Book: Hellen van Meene New Work
A new book by Hellen van Meene is out now.
It is published by Schirmer/Mosel (ISBN 3829602642 / ISBN-13 978-3829602648)
on the occasion of the exhibition
Hellen van Meene New Work at Huis Marseille Amsterdam
and Museum Folkwang Essen.
Update: The book is now also available in the USA, including Amazon.com.
The 41 photographs that make up the book were taken over a period of four years, particularly on travels to England, Latvia, Russia and Japan.
For more about this book please go to its page in the library section.
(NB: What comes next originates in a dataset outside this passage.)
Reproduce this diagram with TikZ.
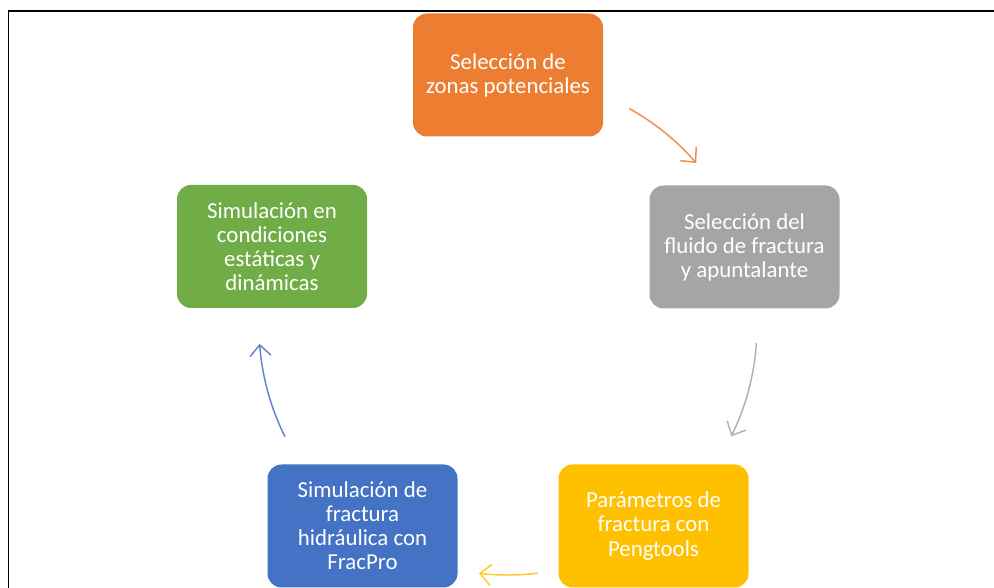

It's for sale at Amazon.com, Amazon.de, Amazon.co.uk, Amazon.fr, Amazon.co.jp, Publishedart.com.au, Photoeye.com, directly from Schirmer/Mosel and many other places.
Hellen van Meene news
Group exhibition: Courtesy Hans Kemna
De Hallen Haarlem
Grote Markt 16, Haarlem, NL
15 march 2008 – 8 june 2008
A selection from the photography collection of Hans Kemna. Over the last 20 years, Kemna, the doyen of Dutch film and theatre casting, has built up a collection of contemporary photography that focuses on ‘humanity’ in its many guises. Besides works by well-known Dutch photographers like Céline van Balen, Koos Breukel and Hellen van Meene, the exhibition also includes photographs by international stars like Wolfgang Tillmans. Beauty and sexuality form key themes – both in Kemna’s collection as a whole and in the present presentation.
The exhibition is accompanied by a catalog of photos by WassinkLundgren that document the Kemna collection as it hangs in his living room in Amsterdam.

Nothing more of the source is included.